Published by Scribner on August 16, 2016

Clyde Barr is a tough guy. After his release from a Mexican prison, he’s trying to lose himself in the Colorado woods when his sister, Jen, calls to tell him that she needs help. Since she’s the only family member with whom Clyde is still on good terms, Clyde feels obliged to respond, but the call is cut off before Clyde can learn where she is. Fortunately, Clyde is resourceful.

Clyde hooks up with a bartender named Allie who knows something about a drug dealing thug named Lance who was Jen’s last known contact. After that, Clyde runs around doing tough guy stuff or reminiscing about all the tough guy stuff he’s done in the past. Clyde also reminisces about his abusive family life as a child, which is too over-the-top to generate the kind of sympathy that must have been intended. Occasionally, he says something like “Damn. Another pointless death that was entirely my fault.” I guess that makes him a tough guy with a conscience.

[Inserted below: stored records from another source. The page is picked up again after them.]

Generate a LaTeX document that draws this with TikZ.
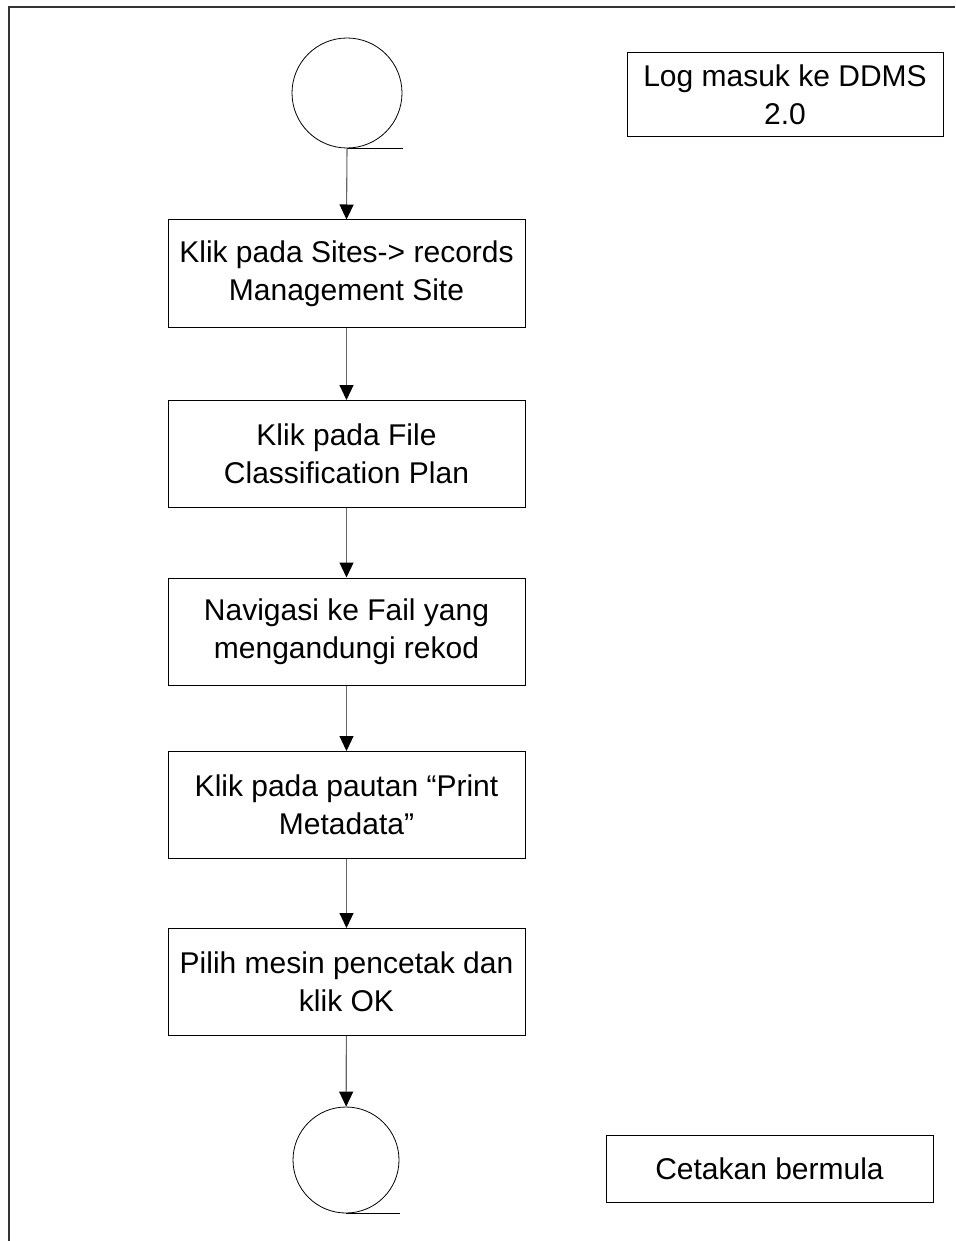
\documentclass[tikz,border=0pt]{standalone}
\usepackage{fontspec}
\setmainfont{Liberation Sans}
\usetikzlibrary{arrows.meta}
\tikzset{
  stepbox/.style={draw, line width=1pt, minimum width=357pt, minimum height=107pt, inner sep=0pt, align=center, font=\fontsize{30}{38}\selectfont},
  notebox/.style={draw, line width=1pt, inner sep=0pt, align=center, font=\fontsize{30}{38}\selectfont},
  tape/.style={draw, circle, line width=0.8pt, minimum size=110pt, inner sep=0pt},
  flow/.style={->, line width=1.1pt, draw=black!60}
}
\begin{document}
\begin{tikzpicture}[x=1pt, y=-1pt, >={Triangle[length=15pt, width=14pt, color=black]}]
  \useasboundingbox (0,0) rectangle (955,1241);
  \draw[line width=1.2pt, black!80] (9,1241) -- (9,7) -- (955,7);
  % start and end tapes
  \node[tape] (start) at (347,93) {};
  \draw[line width=0.8pt] (start.south) -- ++(56,0);
  \node[tape, minimum size=106pt] (stop) at (346,1160) {};
  \draw[line width=0.8pt] (stop.south) -- ++(54,0);
  % steps
  \node[stepbox] (s1) at (346.5,273.5) {Klik pada Sites-> records\\Management Site};
  \node[stepbox] (s2) at (346.5,454) {Klik pada File\\Classification Plan};
  \node[stepbox] (s3) at (346.5,631.5) {Navigasi ke Fail yang\\mengandungi rekod};
  \node[stepbox] (s4) at (346.5,805) {Klik pada pautan “Print\\Metadata”};
  \node[stepbox] (s5) at (346.5,982) {Pilih mesin pencetak dan\\klik OK};
  % notes
  \node[notebox, minimum width=316pt, minimum height=84pt] (login) at (785,95) {Log masuk ke DDMS\\2.0};
  \node[notebox, minimum width=327pt, minimum height=67pt] (printing) at (769.5,1168.5) {Cetakan bermula};
  \draw[flow] (start.south) -- (s1.north);
  \draw[flow] (s1) -- (s2);
  \draw[flow] (s2) -- (s3);
  \draw[flow] (s3) -- (s4);
  \draw[flow] (s4) -- (s5);
  \draw[flow] (s5) -- (stop);
\end{tikzpicture}
\end{document}
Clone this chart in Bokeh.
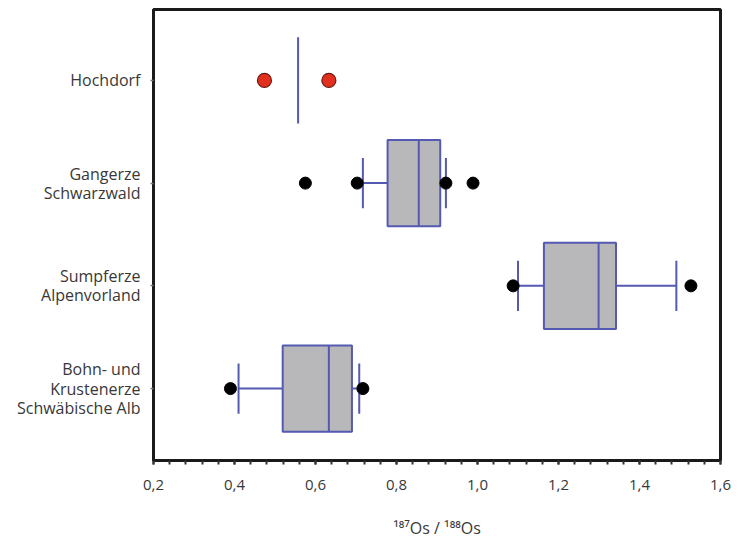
from bokeh.plotting import figure
from bokeh.models import FixedTicker, ColumnDataSource
from bokeh.embed import file_html
from bokeh.resources import INLINE

# ---- data ----
categories = ["Hochdorf", "Gangerze\nSchwarzwald", "Sumpferze\nAlpenvorland",
              "Bohn- und\nKrustenerze\nSchwäbische Alb"]
cat_pos = [4, 3, 2, 1]

# Hochdorf: only a median line and two points
hoch_median = 0.557
hoch_points = [0.474, 0.633]

# box plots (Gangerze, Sumpferze, Bohn)
box_pos = [3, 2, 1]
q1 = [0.778, 1.164, 0.519]
median = [0.855, 1.299, 0.633]
q3 = [0.908, 1.342, 0.690]
lower = [0.717, 1.100, 0.410]
upper = [0.922, 1.491, 0.708]

out_x = [0.575, 0.703, 0.922, 0.989, 1.088, 1.527, 0.390, 0.717]
out_y = [3, 3, 3, 3, 2, 2, 1, 1]

x_ticks = [0.2, 0.4, 0.6, 0.8, 1.0, 1.2, 1.4, 1.6]
x_tick_labels = ["0,2", "0,4", "0,6", "0,8", "1,0", "1,2", "1,4", "1,6"]
x_label = "¹⁸⁷Os / ¹⁸⁸Os"

# ---- styling ----
FONT = "Open Sans"
BLUE = "#5459b2"
GRAY = "#b8b8ba"
TXT = "#383838"
BW = 0.42
CW = 0.245

p = figure(width=734, height=541, output_backend="svg", toolbar_location=None,
           x_range=(0.2, 1.6), y_range=(0.30, 4.69),
           min_border_left=153, min_border_right=14, min_border_top=9, min_border_bottom=71)

src = ColumnDataSource(dict(y=box_pos, q1=q1, med=median, q3=q3, lo=lower, hi=upper,
                            yb=[v - BW for v in box_pos], yt=[v + BW for v in box_pos],
                            cb=[v - CW for v in box_pos], ct=[v + CW for v in box_pos]))

# whiskers
p.segment(x0="lo", y0="y", x1="q1", y1="y", source=src, line_color=BLUE, line_width=2)
p.segment(x0="q3", y0="y", x1="hi", y1="y", source=src, line_color=BLUE, line_width=2)
p.segment(x0="lo", y0="cb", x1="lo", y1="ct", source=src, line_color=BLUE, line_width=2)
p.segment(x0="hi", y0="cb", x1="hi", y1="ct", source=src, line_color=BLUE, line_width=2)
# boxes
p.quad(left="q1", right="q3", bottom="yb", top="yt", source=src,
       fill_color=GRAY, line_color=BLUE, line_width=2)
p.segment(x0="med", y0="yb", x1="med", y1="yt", source=src, line_color=BLUE, line_width=2)

# Hochdorf
p.segment(x0=[hoch_median], y0=[4 - BW], x1=[hoch_median], y1=[4 + BW],
          line_color=BLUE, line_width=2)
p.scatter(x=hoch_points, y=[4] * len(hoch_points), size=14,
          fill_color="#e2301e", line_color="#6a1a10", line_width=1.2)

# outliers
p.scatter(x=out_x, y=out_y, size=12, fill_color="black", line_color="black")

# axes
p.xgrid.visible = False
p.ygrid.visible = False
p.outline_line_color = "#1a1a1a"
p.outline_line_width = 3
p.outline_line_alpha = 1

xa = p.xaxis[0]
xa.ticker = FixedTicker(ticks=x_ticks,
                        minor_ticks=[round(0.2 + 0.04 * i, 3) for i in range(36)])
xa.major_label_overrides = {t: l for t, l in zip(x_ticks, x_tick_labels)}
xa.axis_line_color = "#1a1a1a"
xa.axis_line_width = 3
xa.major_tick_in = 0
xa.major_tick_out = 4
xa.minor_tick_in = 0
xa.minor_tick_out = 4
xa.major_tick_line_width = 2
xa.minor_tick_line_width = 2
xa.major_tick_line_color = "#333333"
xa.minor_tick_line_color = "#333333"
xa.major_label_text_font = FONT
xa.major_label_text_font_size = "15px"
xa.major_label_text_color = TXT
xa.major_label_standoff = 15
xa.axis_label = x_label
xa.axis_label_text_font = FONT
xa.axis_label_text_font_size = "16px"
xa.axis_label_text_font_style = "normal"
xa.axis_label_text_color = TXT
xa.axis_label_standoff = 24

ya = p.yaxis[0]
ya.ticker = FixedTicker(ticks=cat_pos, minor_ticks=[])
ya.major_label_overrides = {pos: c for pos, c in zip(cat_pos, categories)}
ya.axis_line_color = "#1a1a1a"
ya.axis_line_width = 3
ya.major_tick_in = 0
ya.major_tick_out = 3
ya.major_tick_line_color = "#777777"
ya.major_tick_line_width = 1.5
ya.major_label_text_font = FONT
ya.major_label_text_font_size = "16px"
ya.major_label_text_color = TXT
ya.major_label_text_align = "right"
ya.major_label_text_line_height = 0.87
ya.major_label_standoff = 10

open("out.html", "w").write(file_html(p, INLINE))
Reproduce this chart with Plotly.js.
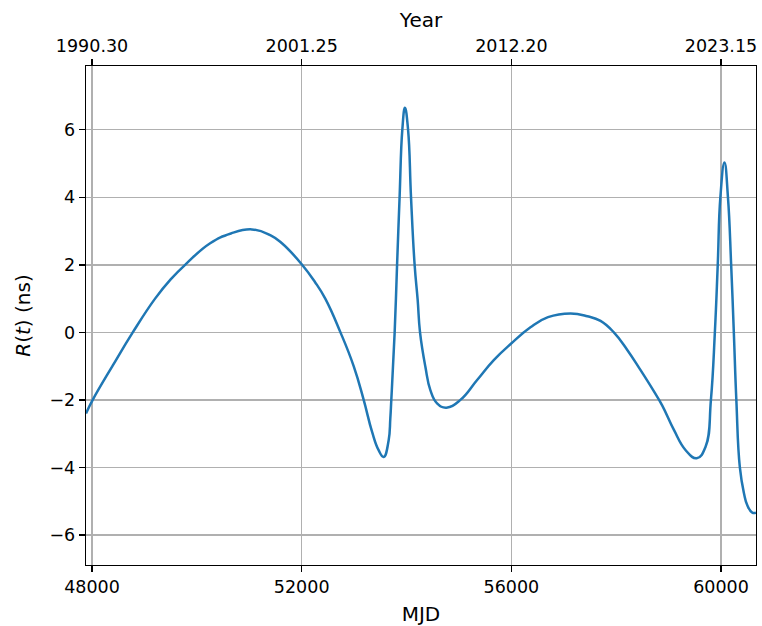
<!DOCTYPE html>
<html>
<head>
<meta charset="utf-8">
<script src="https://cdn.plot.ly/plotly-3.0.1.min.js"></script>
<style>html,body{margin:0;padding:0;background:#fff;}#chart{width:762px;height:626px;}</style>
</head>
<body>
<div id="chart"></div>
<script>
// MJD sample points
const mjd = [47885, 48013, 48400, 48777, 49203, 49500, 49795, 50254, 50650, 51050, 51400, 51623, 52000, 52250, 52450, 52740, 52992, 53183, 53342, 53468, 53564, 53659, 53691, 53710, 53774, 53820, 53868, 53920, 53970, 54030, 54086, 54155, 54213, 54258, 54360, 54455, 54583, 54761, 55028, 55347, 55665, 55997, 56365, 56700, 57129, 57450, 57702, 57956, 58212, 58466, 58721, 58880, 59102, 59326, 59536, 59706, 59808, 59883, 59938, 59988, 60066, 60133, 60194, 60245, 60293, 60360, 60439, 60502, 60597, 60668];
// R(t) in ns
const rns = [-2.40, -2.00, -0.97, 0.00, 1.00, 1.57, 2.03, 2.64, 2.93, 3.05, 2.88, 2.64, 2.02, 1.50, 1.00, 0.00, -1.00, -2.00, -2.94, -3.49, -3.69, -3.20, -2.55, -2.00, 0.00, 2.00, 4.00, 6.00, 6.65, 6.00, 4.00, 2.00, 0.96, 0.00, -1.02, -1.71, -2.10, -2.23, -2.00, -1.41, -0.82, -0.33, 0.15, 0.45, 0.56, 0.48, 0.34, 0.00, -0.52, -1.12, -1.75, -2.17, -2.89, -3.49, -3.73, -3.39, -2.00, 0.00, 2.00, 4.00, 5.03, 4.00, 2.00, 0.00, -2.00, -4.00, -4.77, -5.12, -5.34, -5.34];
// tick values and labels
const mjdTicks = [48000, 52000, 56000, 60000];
const yearLabels = ['1990.30', '2001.25', '2012.20', '2023.15'];
const yTicks = [-6, -4, -2, 0, 2, 4, 6];

const xRange = [47885, 60668];
const font = 'DejaVu Sans, Liberation Sans, sans-serif';

const traces = [
  {x: mjd, y: rns, type: 'scatter', mode: 'lines',
   line: {color: '#1f77b4', width: 2.5, shape: 'spline', smoothing: 1.3},
   xaxis: 'x', yaxis: 'y', hoverinfo: 'skip', showlegend: false},
  {x: mjd, y: rns, type: 'scatter', mode: 'lines',
   line: {color: 'rgba(0,0,0,0)', width: 0},
   xaxis: 'x2', yaxis: 'y', hoverinfo: 'skip', showlegend: false}
];

const layout = {
  width: 762, height: 626,
  margin: {l: 86, r: 6, t: 66, b: 61, pad: 0},
  paper_bgcolor: '#fff', plot_bgcolor: '#fff',
  font: {family: font, color: '#000', size: 17.5},
  showlegend: false,
  xaxis: {
    range: xRange, tickvals: mjdTicks, ticktext: mjdTicks.map(String),
    ticks: 'outside', ticklen: 6, tickwidth: 1.3, tickcolor: '#000',
    showline: true, linecolor: '#000', linewidth: 1.3, mirror: true,
    showgrid: true, gridcolor: '#b0b0b0', gridwidth: 1.3, zeroline: false,
    tickfont: {family: font, size: 17.5, color: '#000'},
    title: {text: 'MJD', font: {family: font, size: 20, color: '#000'}, standoff: 10},
    automargin: false
  },
  xaxis2: {
    overlaying: 'x', side: 'top', anchor: 'y',
    range: xRange, tickvals: mjdTicks, ticktext: yearLabels,
    ticks: 'outside', ticklen: 6, tickwidth: 1.3, tickcolor: '#000',
    showline: false, showgrid: false, zeroline: false,
    tickfont: {family: font, size: 17.5, color: '#000'},
    title: {text: 'Year', font: {family: font, size: 20, color: '#000'}, standoff: 3},
    automargin: false
  },
  yaxis: {
    range: [-6.89, 7.89], tickvals: yTicks,
    ticks: 'outside', ticklen: 6, tickwidth: 1.3, tickcolor: '#000',
    showline: true, linecolor: '#000', linewidth: 1.3, mirror: true,
    showgrid: true, gridcolor: '#b0b0b0', gridwidth: 1.3, zeroline: false,
    tickfont: {family: font, size: 17.5, color: '#000'},
    title: {text: '<i>R</i>(<i>t</i>) (ns)', font: {family: font, size: 20, color: '#000'}, standoff: 13},
    automargin: false
  }
};

Plotly.newPlot('chart', traces, layout, {staticPlot: true, displayModeBar: false});
</script>
</body>
</html>
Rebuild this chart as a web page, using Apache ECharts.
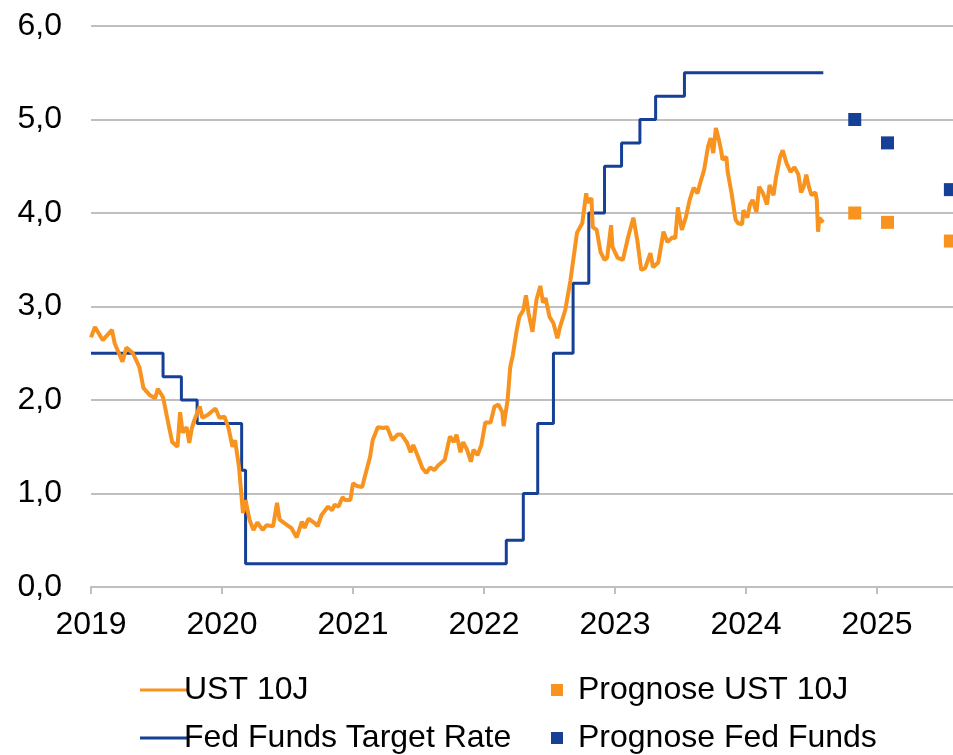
<!DOCTYPE html>
<html>
<head>
<meta charset="utf-8">
<script src="https://cdn.jsdelivr.net/npm/echarts@6/dist/echarts.min.js"></script>
<style>
  html, body { margin: 0; padding: 0; background: #fff; }
  #main { width: 953px; height: 755px; }
</style>
</head>
<body>
<div id="main"></div>
<script>
// UST 10J (Rendite, decimal year / %)
var ustYears = [2019.00, 2019.03, 2019.09, 2019.16, 2019.18, 2019.24, 2019.27, 2019.32, 2019.37, 2019.40,
  2019.45, 2019.49, 2019.51, 2019.55, 2019.59, 2019.62, 2019.66, 2019.68, 2019.70, 2019.73,
  2019.75, 2019.77, 2019.79, 2019.83, 2019.85, 2019.89, 2019.95, 2019.98, 2020.02, 2020.05,
  2020.08, 2020.10, 2020.13, 2020.16, 2020.18, 2020.21, 2020.24, 2020.27, 2020.31, 2020.34,
  2020.39, 2020.42, 2020.44, 2020.50, 2020.53, 2020.57, 2020.61, 2020.63, 2020.66, 2020.71,
  2020.73, 2020.76, 2020.81, 2020.84, 2020.86, 2020.89, 2020.92, 2020.94, 2020.98, 2021.00,
  2021.03, 2021.07, 2021.09, 2021.13, 2021.15, 2021.19, 2021.23, 2021.26, 2021.30, 2021.34,
  2021.37, 2021.41, 2021.44, 2021.46, 2021.50, 2021.53, 2021.56, 2021.59, 2021.62, 2021.65,
  2021.70, 2021.74, 2021.77, 2021.79, 2021.82, 2021.84, 2021.87, 2021.90, 2021.92, 2021.95,
  2021.98, 2022.01, 2022.05, 2022.08, 2022.11, 2022.14, 2022.15, 2022.18, 2022.20, 2022.22,
  2022.25, 2022.27, 2022.30, 2022.32, 2022.34, 2022.37, 2022.40, 2022.43, 2022.45, 2022.47,
  2022.50, 2022.53, 2022.56, 2022.58, 2022.62, 2022.66, 2022.71, 2022.75, 2022.78, 2022.79,
  2022.82, 2022.83, 2022.86, 2022.89, 2022.92, 2022.94, 2022.97, 2022.98, 2023.02, 2023.06,
  2023.10, 2023.14, 2023.17, 2023.20, 2023.23, 2023.27, 2023.29, 2023.33, 2023.37, 2023.40,
  2023.44, 2023.46, 2023.48, 2023.51, 2023.54, 2023.57, 2023.60, 2023.63, 2023.65, 2023.68,
  2023.71, 2023.73, 2023.75, 2023.77, 2023.79, 2023.81, 2023.82, 2023.85, 2023.86, 2023.89,
  2023.92, 2023.94, 2023.97, 2023.98, 2024.01, 2024.03, 2024.05, 2024.08, 2024.10, 2024.13,
  2024.16, 2024.18, 2024.21, 2024.23, 2024.26, 2024.28, 2024.31, 2024.34, 2024.37, 2024.40,
  2024.42, 2024.44, 2024.46, 2024.48, 2024.50, 2024.53, 2024.54, 2024.55, 2024.56, 2024.59];
var ustValues = [2.67, 2.78, 2.64, 2.75, 2.61, 2.41, 2.56, 2.50, 2.35, 2.13,
  2.05, 2.02, 2.12, 2.03, 1.75, 1.55, 1.50, 1.87, 1.65, 1.71,
  1.54, 1.70, 1.79, 1.93, 1.81, 1.84, 1.91, 1.81, 1.82, 1.70,
  1.50, 1.57, 1.28, 0.79, 0.93, 0.72, 0.61, 0.69, 0.61, 0.66,
  0.65, 0.90, 0.72, 0.66, 0.63, 0.53, 0.70, 0.63, 0.73, 0.68,
  0.65, 0.77, 0.86, 0.82, 0.88, 0.86, 0.96, 0.93, 0.93, 1.11,
  1.08, 1.07, 1.18, 1.39, 1.57, 1.71, 1.70, 1.71, 1.57, 1.63,
  1.63, 1.55, 1.44, 1.52, 1.38, 1.27, 1.22, 1.28, 1.25, 1.30,
  1.36, 1.61, 1.55, 1.63, 1.44, 1.55, 1.47, 1.34, 1.47, 1.41,
  1.52, 1.76, 1.76, 1.93, 1.95, 1.87, 1.72, 2.00, 2.35, 2.48,
  2.75, 2.89, 2.96, 3.12, 2.93, 2.73, 3.07, 3.22, 3.04, 3.09,
  2.89, 2.82, 2.66, 2.78, 2.96, 3.28, 3.79, 3.89, 4.21, 4.11,
  4.16, 3.85, 3.82, 3.58, 3.50, 3.52, 3.87, 3.64, 3.52, 3.50,
  3.74, 3.95, 3.71, 3.39, 3.41, 3.57, 3.42, 3.47, 3.80, 3.69,
  3.74, 3.73, 4.06, 3.82, 3.95, 4.14, 4.27, 4.21, 4.32, 4.46,
  4.71, 4.80, 4.64, 4.91, 4.80, 4.67, 4.57, 4.60, 4.44, 4.21,
  3.93, 3.89, 3.88, 4.03, 3.95, 4.09, 4.14, 4.01, 4.28, 4.21,
  4.09, 4.30, 4.19, 4.39, 4.60, 4.67, 4.53, 4.44, 4.49, 4.41,
  4.22, 4.28, 4.41, 4.28, 4.19, 4.22, 4.14, 3.80, 3.95, 3.90];

// Fed Funds Target Rate (Obergrenze), Zeitpunkt der Änderung
var fedYears = [2019.00, 2019.55, 2019.69, 2019.81, 2020.15, 2020.18, 2022.17, 2022.30, 2022.41,
  2022.53, 2022.68, 2022.80, 2022.92, 2023.05, 2023.19, 2023.31, 2023.53, 2024.59];
var fedValues = [2.50, 2.25, 2.00, 1.75, 1.25, 0.25, 0.50, 1.00, 1.75,
  2.50, 3.25, 4.00, 4.50, 4.75, 5.00, 5.25, 5.50, 5.50];

// Prognosen
var forecastYears = [2024.83, 2025.08, 2025.56];
var forecastUst = [4.00, 3.90, 3.70];
var forecastFed = [5.00, 4.75, 4.25];

var yTicks = [0, 1, 2, 3, 4, 5, 6];

function pairs(xs, ys) {
  return xs.map(function (x, i) { return [x, ys[i]]; });
}

var orange = '#f7931e';
var blue = '#163f96';
var grey = '#bfbfbf';
var font = '"Liberation Sans", Arial, sans-serif';
var fs = 32;

var myChart = echarts.init(document.getElementById('main'));

// one legend per entry, laid out as 2x2 like the original
function legendItem(name, left, top, w, h, pad) {
  return {
    left: left,
    top: top,
    itemWidth: w,
    itemHeight: h,
    icon: 'rect',
    textStyle: { fontSize: fs, color: '#000', fontFamily: font, padding: [0, 0, 0, pad] },
    data: [name]
  };
}

var option = {
  animation: false,
  backgroundColor: '#fff',
  textStyle: { fontFamily: font },
  grid: { left: 91, right: 0, top: 26, bottom: 168 },
  xAxis: {
    type: 'value',
    min: 2019,
    max: 2025.58,
    interval: 1,
    axisLine: { lineStyle: { color: grey, width: 2 } },
    axisTick: { show: true, length: 7, lineStyle: { color: grey, width: 2 } },
    splitLine: { show: false },
    axisLabel: {
      color: '#000',
      fontSize: fs,
      fontFamily: font,
      margin: 22,
      showMaxLabel: false,
      formatter: function (v) { return Math.abs(v - Math.round(v)) < 1e-6 ? String(Math.round(v)) : ''; }
    }
  },
  yAxis: {
    type: 'value',
    min: yTicks[0],
    max: yTicks[yTicks.length - 1],
    interval: 1,
    axisLine: { show: false },
    axisTick: { show: false },
    splitLine: { lineStyle: { color: grey, width: 2 } },
    axisLabel: {
      color: '#000',
      fontSize: fs,
      fontFamily: font,
      margin: 29,
      formatter: function (v) { return v.toFixed(1).replace('.', ','); }
    }
  },
  legend: [
    legendItem('UST 10J', 135, 669, 47, 3, -8),
    legendItem('Fed Funds Target Rate', 135, 717, 47, 3, -8),
    legendItem('Prognose UST 10J', 546, 669, 12, 12, 10),
    legendItem('Prognose Fed Funds', 546, 717, 12, 12, 10)
  ],
  series: [{
    name: 'UST 10J',
    type: 'line',
    color: orange,
    showSymbol: false,
    lineStyle: { width: 4, color: orange },
    data: pairs(ustYears, ustValues),
    z: 3
  }, {
    name: 'Fed Funds Target Rate',
    type: 'line',
    step: 'end',
    color: blue,
    showSymbol: false,
    lineStyle: { width: 3, color: blue },
    data: pairs(fedYears, fedValues),
    z: 2
  }, {
    name: 'Prognose UST 10J',
    type: 'scatter',
    color: orange,
    symbol: 'rect',
    symbolSize: 13,
    itemStyle: { opacity: 1, color: orange },
    data: pairs(forecastYears, forecastUst)
  }, {
    name: 'Prognose Fed Funds',
    type: 'scatter',
    color: blue,
    symbol: 'rect',
    symbolSize: 13,
    itemStyle: { opacity: 1, color: blue },
    data: pairs(forecastYears, forecastFed)
  }]
};

myChart.setOption(option);
</script>
</body>
</html>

To prove his manliness, Clyde orders big rare steaks while making fun of Allie’s tofu noodle bowls. Is it even possible to order both of those at the same restaurant? Then, following the tradition of tough guy novels, he gets into bar fights to prove to the reader that he’s the toughest guy in the bar, and maybe the world. When he meets his old prison buddy, they beat each other up for fun because, yes, they are both tough guys. He rides a motorcycle 100 mph in the rain because he’s a fearless tough guy. All of that is such standard fare that it’s just tiresome, not to mention pointless.

Near the end of the novel, Clyde had managed to endanger all of his relatives, but he tells them not to call the police because the police don’t know anything about catching criminals. Only a heavily armed tough guy like Clyde can solve the problem. The most realistic part of the novel is that most of Clyde’s family, for good reason, want nothing to do with him. Of course, he feels bad about that because he’s a tough guy with a heart. The heart also accounts for a surprisingly sappy ending.

Having gotten out of my system all the things about Nothing Short of Dying that annoy me, I need to make clear that the book isn’t all bad. Erik Storey is a capable writer who keeps the plot moving. He tells the story in observant prose. He gives Clyde at least a modest degree of depth, although it’s overshadowed by his tough guy persona. Apart from Clyde’s unerring aim, action scenes are credible and the story doesn’t overreach, which is more than I can say about most modern thrillers. The book is smarter than many tough guy novels and it avoids politics, which I count as plus, since so many fictional tough guys love to pontificate about their tough guy political philosophies.

I've enjoyed many tough guy novels, beginning with Don Pendleton's Executioner books that I devoured when I was a kid. Those novels had elements that this one lacked. On the scale by which I judge books, I fall somewhere between being indifferent to and liking Nothing Short of Dying. I can only recommend it to readers who are willing to tolerate its problems -- in other words, readers who crave tough guy personas and are willing to let other aspects of the novel slide.